-- WRITTEN PROBLEM --
Please output every line of the material as it stands, without the pictures.

-- DATASET EXTRACT --

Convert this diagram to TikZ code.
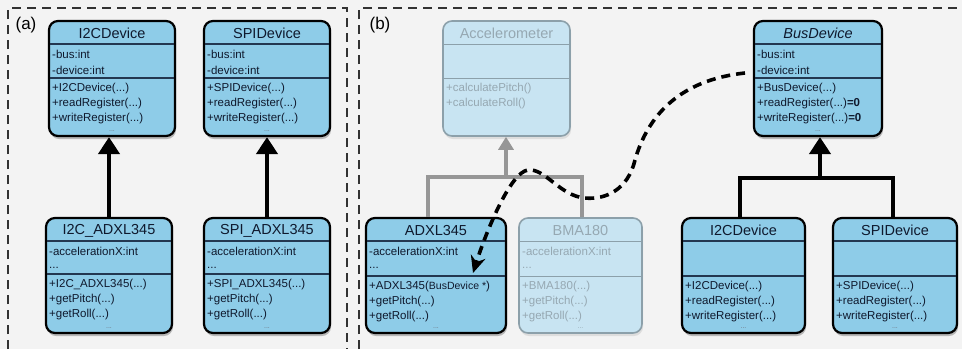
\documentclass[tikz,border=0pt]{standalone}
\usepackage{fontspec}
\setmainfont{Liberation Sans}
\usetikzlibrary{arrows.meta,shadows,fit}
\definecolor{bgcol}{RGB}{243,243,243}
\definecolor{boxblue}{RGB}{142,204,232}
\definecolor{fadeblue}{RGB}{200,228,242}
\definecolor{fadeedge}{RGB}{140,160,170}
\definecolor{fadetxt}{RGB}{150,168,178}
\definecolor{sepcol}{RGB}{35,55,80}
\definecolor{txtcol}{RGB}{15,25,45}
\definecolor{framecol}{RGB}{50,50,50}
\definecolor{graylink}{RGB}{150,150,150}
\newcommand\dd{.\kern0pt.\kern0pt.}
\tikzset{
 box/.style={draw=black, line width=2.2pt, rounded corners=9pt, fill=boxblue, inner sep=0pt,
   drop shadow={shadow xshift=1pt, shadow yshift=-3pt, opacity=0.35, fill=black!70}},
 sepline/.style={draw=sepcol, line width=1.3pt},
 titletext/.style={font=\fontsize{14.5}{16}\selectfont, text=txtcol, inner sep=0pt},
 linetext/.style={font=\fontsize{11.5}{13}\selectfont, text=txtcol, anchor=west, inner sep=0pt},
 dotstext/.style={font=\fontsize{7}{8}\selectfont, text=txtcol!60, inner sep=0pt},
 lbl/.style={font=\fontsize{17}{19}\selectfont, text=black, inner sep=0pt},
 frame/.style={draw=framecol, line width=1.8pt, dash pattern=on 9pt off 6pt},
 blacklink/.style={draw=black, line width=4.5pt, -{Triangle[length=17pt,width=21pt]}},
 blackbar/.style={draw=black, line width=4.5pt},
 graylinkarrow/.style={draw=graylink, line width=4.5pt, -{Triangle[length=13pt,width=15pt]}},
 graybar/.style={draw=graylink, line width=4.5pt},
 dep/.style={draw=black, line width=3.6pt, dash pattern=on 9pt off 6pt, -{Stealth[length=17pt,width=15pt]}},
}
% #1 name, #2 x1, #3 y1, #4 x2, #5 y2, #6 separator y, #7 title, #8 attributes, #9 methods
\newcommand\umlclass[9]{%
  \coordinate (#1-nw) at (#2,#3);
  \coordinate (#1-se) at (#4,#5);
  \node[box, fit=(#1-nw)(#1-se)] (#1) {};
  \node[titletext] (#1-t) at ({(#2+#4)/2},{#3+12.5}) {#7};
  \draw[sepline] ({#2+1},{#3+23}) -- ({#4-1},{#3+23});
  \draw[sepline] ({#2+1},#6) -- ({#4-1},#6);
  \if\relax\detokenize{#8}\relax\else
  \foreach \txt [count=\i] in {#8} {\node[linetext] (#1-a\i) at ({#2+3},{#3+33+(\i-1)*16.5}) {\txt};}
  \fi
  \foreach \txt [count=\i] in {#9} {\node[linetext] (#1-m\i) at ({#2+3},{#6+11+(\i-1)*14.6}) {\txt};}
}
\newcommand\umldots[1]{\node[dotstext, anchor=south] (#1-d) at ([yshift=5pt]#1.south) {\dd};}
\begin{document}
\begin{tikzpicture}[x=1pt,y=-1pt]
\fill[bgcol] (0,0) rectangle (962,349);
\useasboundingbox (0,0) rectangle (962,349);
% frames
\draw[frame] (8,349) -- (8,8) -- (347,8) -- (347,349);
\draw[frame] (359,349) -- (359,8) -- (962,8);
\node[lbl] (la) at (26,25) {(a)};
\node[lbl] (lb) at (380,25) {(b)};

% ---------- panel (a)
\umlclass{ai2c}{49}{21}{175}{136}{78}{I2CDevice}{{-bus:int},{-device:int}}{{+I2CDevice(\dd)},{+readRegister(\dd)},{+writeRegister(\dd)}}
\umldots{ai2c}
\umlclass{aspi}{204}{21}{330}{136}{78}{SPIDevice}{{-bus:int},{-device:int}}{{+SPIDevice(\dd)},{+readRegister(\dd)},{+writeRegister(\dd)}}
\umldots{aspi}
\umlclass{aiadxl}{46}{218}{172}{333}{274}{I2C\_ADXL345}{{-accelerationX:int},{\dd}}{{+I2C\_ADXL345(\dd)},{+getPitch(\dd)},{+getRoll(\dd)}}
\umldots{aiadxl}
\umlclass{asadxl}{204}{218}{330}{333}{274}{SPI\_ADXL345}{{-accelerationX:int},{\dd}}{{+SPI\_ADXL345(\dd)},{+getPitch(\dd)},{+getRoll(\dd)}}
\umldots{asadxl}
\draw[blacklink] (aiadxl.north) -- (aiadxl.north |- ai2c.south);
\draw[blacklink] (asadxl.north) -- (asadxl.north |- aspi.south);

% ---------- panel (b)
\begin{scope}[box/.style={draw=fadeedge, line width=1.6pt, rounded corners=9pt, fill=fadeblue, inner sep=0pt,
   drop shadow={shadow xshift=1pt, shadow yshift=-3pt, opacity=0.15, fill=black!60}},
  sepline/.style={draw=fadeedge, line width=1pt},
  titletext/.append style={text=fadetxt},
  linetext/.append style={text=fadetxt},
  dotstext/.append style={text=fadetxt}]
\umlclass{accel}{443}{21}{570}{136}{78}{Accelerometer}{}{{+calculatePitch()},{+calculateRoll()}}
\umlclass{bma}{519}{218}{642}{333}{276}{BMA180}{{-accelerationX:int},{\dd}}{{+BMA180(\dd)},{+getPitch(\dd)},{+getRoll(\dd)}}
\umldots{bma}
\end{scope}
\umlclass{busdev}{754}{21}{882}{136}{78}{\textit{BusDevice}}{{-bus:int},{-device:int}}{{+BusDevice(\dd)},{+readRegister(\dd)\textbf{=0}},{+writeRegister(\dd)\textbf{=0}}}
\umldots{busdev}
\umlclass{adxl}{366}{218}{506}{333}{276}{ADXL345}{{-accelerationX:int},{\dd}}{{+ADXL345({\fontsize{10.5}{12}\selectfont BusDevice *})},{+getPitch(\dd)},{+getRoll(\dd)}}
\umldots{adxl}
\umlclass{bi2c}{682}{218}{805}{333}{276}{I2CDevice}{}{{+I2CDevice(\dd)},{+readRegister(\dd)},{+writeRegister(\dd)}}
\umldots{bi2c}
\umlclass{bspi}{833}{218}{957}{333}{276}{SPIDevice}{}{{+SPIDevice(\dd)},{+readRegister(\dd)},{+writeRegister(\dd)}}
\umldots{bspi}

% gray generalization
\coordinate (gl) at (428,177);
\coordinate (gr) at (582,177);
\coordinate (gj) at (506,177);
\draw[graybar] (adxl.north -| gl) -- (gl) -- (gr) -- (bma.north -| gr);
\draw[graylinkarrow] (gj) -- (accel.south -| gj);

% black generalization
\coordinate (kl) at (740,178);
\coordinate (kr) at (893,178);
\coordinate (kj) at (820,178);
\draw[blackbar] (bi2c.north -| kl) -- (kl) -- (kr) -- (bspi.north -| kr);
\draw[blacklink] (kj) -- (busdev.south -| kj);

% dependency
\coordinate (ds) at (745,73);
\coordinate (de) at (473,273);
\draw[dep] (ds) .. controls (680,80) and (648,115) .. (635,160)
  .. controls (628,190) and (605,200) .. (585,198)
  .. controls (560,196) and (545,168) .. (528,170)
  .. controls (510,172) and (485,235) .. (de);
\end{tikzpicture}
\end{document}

-- EXERCISE RESULT --
Convert this diagram to TikZ code.
\documentclass[tikz,border=0pt]{standalone}
\usepackage{fontspec}
\setmainfont{Liberation Sans}
\usetikzlibrary{arrows.meta,shadows,fit}
\definecolor{bgcol}{RGB}{243,243,243}
\definecolor{boxblue}{RGB}{142,204,232}
\definecolor{fadeblue}{RGB}{200,228,242}
\definecolor{fadeedge}{RGB}{140,160,170}
\definecolor{fadetxt}{RGB}{150,168,178}
\definecolor{sepcol}{RGB}{35,55,80}
\definecolor{txtcol}{RGB}{15,25,45}
\definecolor{framecol}{RGB}{50,50,50}
\definecolor{graylink}{RGB}{150,150,150}
\newcommand\dd{.\kern0pt.\kern0pt.}
\tikzset{
 box/.style={draw=black, line width=2.2pt, rounded corners=9pt, fill=boxblue, inner sep=0pt,
   drop shadow={shadow xshift=1pt, shadow yshift=-3pt, opacity=0.35, fill=black!70}},
 sepline/.style={draw=sepcol, line width=1.3pt},
 titletext/.style={font=\fontsize{14.5}{16}\selectfont, text=txtcol, inner sep=0pt},
 linetext/.style={font=\fontsize{11.5}{13}\selectfont, text=txtcol, anchor=west, inner sep=0pt},
 dotstext/.style={font=\fontsize{7}{8}\selectfont, text=txtcol!60, inner sep=0pt},
 lbl/.style={font=\fontsize{17}{19}\selectfont, text=black, inner sep=0pt},
 frame/.style={draw=framecol, line width=1.8pt, dash pattern=on 9pt off 6pt},
 blacklink/.style={draw=black, line width=4.5pt, -{Triangle[length=17pt,width=21pt]}},
 blackbar/.style={draw=black, line width=4.5pt},
 graylinkarrow/.style={draw=graylink, line width=4.5pt, -{Triangle[length=13pt,width=15pt]}},
 graybar/.style={draw=graylink, line width=4.5pt},
 dep/.style={draw=black, line width=3.6pt, dash pattern=on 9pt off 6pt, -{Stealth[length=17pt,width=15pt]}},
}
% #1 name, #2 x1, #3 y1, #4 x2, #5 y2, #6 separator y, #7 title, #8 attributes, #9 methods
\newcommand\umlclass[9]{%
  \coordinate (#1-nw) at (#2,#3);
  \coordinate (#1-se) at (#4,#5);
  \node[box, fit=(#1-nw)(#1-se)] (#1) {};
  \node[titletext] (#1-t) at ({(#2+#4)/2},{#3+12.5}) {#7};
  \draw[sepline] ({#2+1},{#3+23}) -- ({#4-1},{#3+23});
  \draw[sepline] ({#2+1},#6) -- ({#4-1},#6);
  \if\relax\detokenize{#8}\relax\else
  \foreach \txt [count=\i] in {#8} {\node[linetext] (#1-a\i) at ({#2+3},{#3+33+(\i-1)*16.5}) {\txt};}
  \fi
  \foreach \txt [count=\i] in {#9} {\node[linetext] (#1-m\i) at ({#2+3},{#6+11+(\i-1)*14.6}) {\txt};}
}
\newcommand\umldots[1]{\node[dotstext, anchor=south] (#1-d) at ([yshift=5pt]#1.south) {\dd};}
\begin{document}
\begin{tikzpicture}[x=1pt,y=-1pt]
\fill[bgcol] (0,0) rectangle (962,349);
\useasboundingbox (0,0) rectangle (962,349);
% frames
\draw[frame] (8,349) -- (8,8) -- (347,8) -- (347,349);
\draw[frame] (359,349) -- (359,8) -- (962,8);
\node[lbl] (la) at (26,25) {(a)};
\node[lbl] (lb) at (380,25) {(b)};

% ---------- panel (a)
\umlclass{ai2c}{49}{21}{175}{136}{78}{I2CDevice}{{-bus:int},{-device:int}}{{+I2CDevice(\dd)},{+readRegister(\dd)},{+writeRegister(\dd)}}
\umldots{ai2c}
\umlclass{aspi}{204}{21}{330}{136}{78}{SPIDevice}{{-bus:int},{-device:int}}{{+SPIDevice(\dd)},{+readRegister(\dd)},{+writeRegister(\dd)}}
\umldots{aspi}
\umlclass{aiadxl}{46}{218}{172}{333}{274}{I2C\_ADXL345}{{-accelerationX:int},{\dd}}{{+I2C\_ADXL345(\dd)},{+getPitch(\dd)},{+getRoll(\dd)}}
\umldots{aiadxl}
\umlclass{asadxl}{204}{218}{330}{333}{274}{SPI\_ADXL345}{{-accelerationX:int},{\dd}}{{+SPI\_ADXL345(\dd)},{+getPitch(\dd)},{+getRoll(\dd)}}
\umldots{asadxl}
\draw[blacklink] (aiadxl.north) -- (aiadxl.north |- ai2c.south);
\draw[blacklink] (asadxl.north) -- (asadxl.north |- aspi.south);

% ---------- panel (b)
\begin{scope}[box/.style={draw=fadeedge, line width=1.6pt, rounded corners=9pt, fill=fadeblue, inner sep=0pt,
   drop shadow={shadow xshift=1pt, shadow yshift=-3pt, opacity=0.15, fill=black!60}},
  sepline/.style={draw=fadeedge, line width=1pt},
  titletext/.append style={text=fadetxt},
  linetext/.append style={text=fadetxt},
  dotstext/.append style={text=fadetxt}]
\umlclass{accel}{443}{21}{570}{136}{78}{Accelerometer}{}{{+calculatePitch()},{+calculateRoll()}}
\umlclass{bma}{519}{218}{642}{333}{276}{BMA180}{{-accelerationX:int},{\dd}}{{+BMA180(\dd)},{+getPitch(\dd)},{+getRoll(\dd)}}
\umldots{bma}
\end{scope}
\umlclass{busdev}{754}{21}{882}{136}{78}{\textit{BusDevice}}{{-bus:int},{-device:int}}{{+BusDevice(\dd)},{+readRegister(\dd)\textbf{=0}},{+writeRegister(\dd)\textbf{=0}}}
\umldots{busdev}
\umlclass{adxl}{366}{218}{506}{333}{276}{ADXL345}{{-accelerationX:int},{\dd}}{{+ADXL345({\fontsize{10.5}{12}\selectfont BusDevice *})},{+getPitch(\dd)},{+getRoll(\dd)}}
\umldots{adxl}
\umlclass{bi2c}{682}{218}{805}{333}{276}{I2CDevice}{}{{+I2CDevice(\dd)},{+readRegister(\dd)},{+writeRegister(\dd)}}
\umldots{bi2c}
\umlclass{bspi}{833}{218}{957}{333}{276}{SPIDevice}{}{{+SPIDevice(\dd)},{+readRegister(\dd)},{+writeRegister(\dd)}}
\umldots{bspi}

% gray generalization
\coordinate (gl) at (428,177);
\coordinate (gr) at (582,177);
\coordinate (gj) at (506,177);
\draw[graybar] (adxl.north -| gl) -- (gl) -- (gr) -- (bma.north -| gr);
\draw[graylinkarrow] (gj) -- (accel.south -| gj);

% black generalization
\coordinate (kl) at (740,178);
\coordinate (kr) at (893,178);
\coordinate (kj) at (820,178);
\draw[blackbar] (bi2c.north -| kl) -- (kl) -- (kr) -- (bspi.north -| kr);
\draw[blacklink] (kj) -- (busdev.south -| kj);

% dependency
\coordinate (ds) at (745,73);
\coordinate (de) at (473,273);
\draw[dep] (ds) .. controls (680,80) and (648,115) .. (635,160)
  .. controls (628,190) and (605,200) .. (585,198)
  .. controls (560,196) and (545,168) .. (528,170)
  .. controls (510,172) and (485,235) .. (de);
\end{tikzpicture}
\end{document}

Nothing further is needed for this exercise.